# 2003 Mercury 25, carb float spec



## Dhicks (Oct 11, 2018)

Does anyone have the manual by chance?
looking for the float spec / measurement.
and or a link to a manual.
any help is greatly appreciated.


----------



## JC Designs (Apr 5, 2020)

Is that one even adjustable? Thought it was a plastic float? If adjustable & you can’t find a spec, when upside down and only the weight of the float on the needle... the float should look level with the carb/bowl mating surface. Has never let me down!🤙🏻


----------



## Dhicks (Oct 11, 2018)

JC Designs said:


> Is that one even adjustable? Thought it was a plastic float? If adjustable & you can’t find a spec, when upside down and only the weight of the float on the needle... the float should look level with the carb/bowl mating surface. Has never let me down!🤙🏻


It is adjustable.
incase anyone else Is looking we found a manual, float height is 1” per Mercury.


----------



## Viking1 (May 23, 2010)

Just make sure when you put the float back into the carb bowl that you put the side with the dimples towards the 2 feet on the valve lever. The side with the continuous ridge points towards the bottom of the bowl. The other thing that gets people on this carb is the tiny spring in the jet screw that holds a "BB" size ball. Don't loose it and if you buy the rebuild kit they will give you a new one.
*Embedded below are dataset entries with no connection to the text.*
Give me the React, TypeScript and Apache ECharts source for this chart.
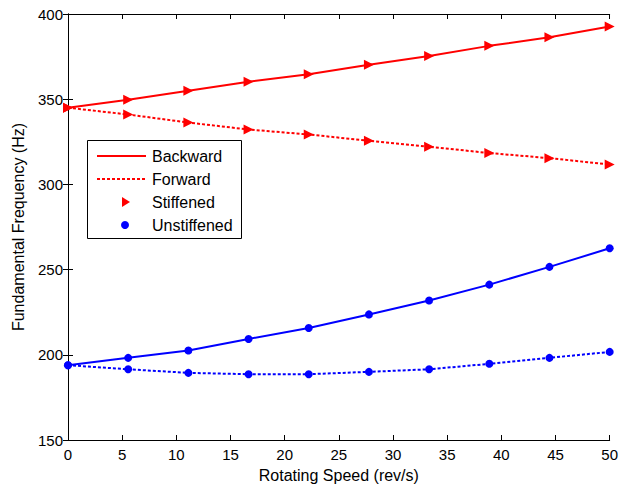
import React, { useEffect, useRef } from "react";
import * as echarts from "echarts";

const speeds = [0, 5.556, 11.111, 16.667, 22.222, 27.778, 33.333, 38.889, 44.444, 50];
const stiffBackward = [345, 349.7, 355, 360.3, 364.6, 370.2, 375.4, 381.3, 386.3, 392.7];
const stiffForward = [345, 341, 336.3, 332.2, 329.3, 325.6, 322.1, 318.4, 315.4, 311.7];
const unstiffBackward = [193.9, 198.2, 202.5, 209.3, 215.7, 223.7, 231.9, 241.2, 251.6, 262.5];
const unstiffForward = [193.9, 191.5, 189.4, 188.6, 188.6, 190.0, 191.5, 194.7, 198.2, 201.7];
const legendLabels = ["Backward", "Forward", "Stiffened", "Unstiffened"];

const FONT = "Liberation Sans, Arial, sans-serif";

export default function App() {
  const ref = useRef<HTMLDivElement>(null);
  useEffect(() => {
    const chart = echarts.init(ref.current!, null, { renderer: "svg" });
    const pair = (ys: number[]) => speeds.map((x, i) => [x, ys[i]]);
    const mk = (name: string, ys: number[], color: string, dotted: boolean, symbol: string) => ({
      name,
      type: "line",
      data: pair(ys),
      symbol,
      symbolSize: symbol === "circle" ? 8 : 10,
      symbolRotate: symbol === "triangle" ? -90 : 0,
      showSymbol: true,
      lineStyle: { color, width: 2, type: dotted ? [3, 2] : "solid" },
      itemStyle: { color },
      z: 3,
    });
    const axisCommon = {
      axisLine: { show: true, lineStyle: { color: "#000", width: 1 } },
      axisTick: { show: true, inside: true, length: 5, lineStyle: { color: "#000" } },
      splitLine: { show: false },
    };
    const lx = 97, tx = 152, ty0 = 156, dy = 23;
    chart.setOption({
      animation: false,
      backgroundColor: "#fff",
      grid: { left: 68, top: 14, right: 8, bottom: 46, containLabel: false },
      xAxis: [
        {
          type: "value", min: 0, max: 50, interval: 5,
          name: "Rotating Speed (rev/s)", nameLocation: "middle", nameGap: 27,
          nameTextStyle: { color: "#000", fontSize: 16, fontFamily: FONT },
          axisLabel: { color: "#000", fontSize: 15, fontFamily: FONT, margin: 7 },
          ...axisCommon,
        },
        {
          type: "value", min: 0, max: 50, interval: 5, position: "top",
          axisLabel: { show: false }, ...axisCommon,
        },
      ],
      yAxis: [
        {
          type: "value", min: 150, max: 400, interval: 50,
          name: "Fundamental Frequency (Hz)", nameLocation: "middle", nameGap: 42,
          nameTextStyle: { color: "#000", fontSize: 16, fontFamily: FONT },
          axisLabel: { color: "#000", fontSize: 15, fontFamily: FONT, margin: 5 },
          ...axisCommon,
        },
        {
          type: "value", min: 150, max: 400, interval: 50, position: "right",
          axisLabel: { show: false }, ...axisCommon,
        },
      ],
      series: [
        mk("Stiffened Backward", stiffBackward, "#ff0000", false, "triangle"),
        mk("Stiffened Forward", stiffForward, "#ff0000", true, "triangle"),
        mk("Unstiffened Backward", unstiffBackward, "#0000ff", false, "circle"),
        mk("Unstiffened Forward", unstiffForward, "#0000ff", true, "circle"),
      ],
      graphic: [
        {
          type: "rect", shape: { x: 87.5, y: 140.5, width: 154, height: 98 },
          style: { fill: "#fff", stroke: "#000", lineWidth: 1 }, z: 10,
        },
        {
          type: "line", shape: { x1: lx, y1: ty0, x2: lx + 49, y2: ty0 },
          style: { stroke: "#ff0000", lineWidth: 2 }, z: 11,
        },
        {
          type: "line", shape: { x1: lx, y1: ty0 + dy, x2: lx + 49, y2: ty0 + dy },
          style: { stroke: "#ff0000", lineWidth: 2, lineDash: [3, 2] }, z: 11,
        },
        {
          type: "polygon",
          shape: { points: [[122, ty0 + 2 * dy - 5], [130, ty0 + 2 * dy], [122, ty0 + 2 * dy + 5]] },
          style: { fill: "#ff0000" }, z: 11,
        },
        {
          type: "circle", shape: { cx: 125, cy: ty0 + 3 * dy, r: 4 },
          style: { fill: "#0000ff" }, z: 11,
        },
        ...legendLabels.map((t, i) => ({
          type: "text", x: tx, y: ty0 + i * dy, z: 11,
          style: { text: t, fill: "#000", font: `16px ${FONT}`, verticalAlign: "middle" },
        })),
      ],
    });
    return () => chart.dispose();
  }, []);
  return (
    <div
      ref={ref}
      style={{ position: "fixed", left: 0, top: 0, width: 621, height: 488 }}
    />
  );
}
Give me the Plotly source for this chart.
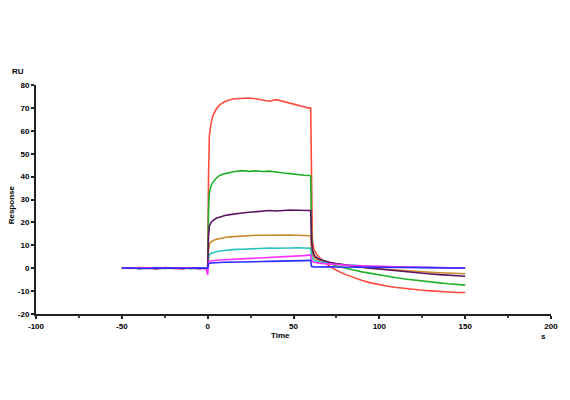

Without the spring the carb does not run well. Don't loose the ball either to get a new one of those you have to buy a rebuild kit that costs over $100 (the ball is not sold separately). As others have said the float height is 1". Be sure to hold down the black lever on the primer when you put the carb back in otherwise you won't be able to fit it in. Its not hard to do but most of the YouTube videos don't mention this or the proper position of the float.


----------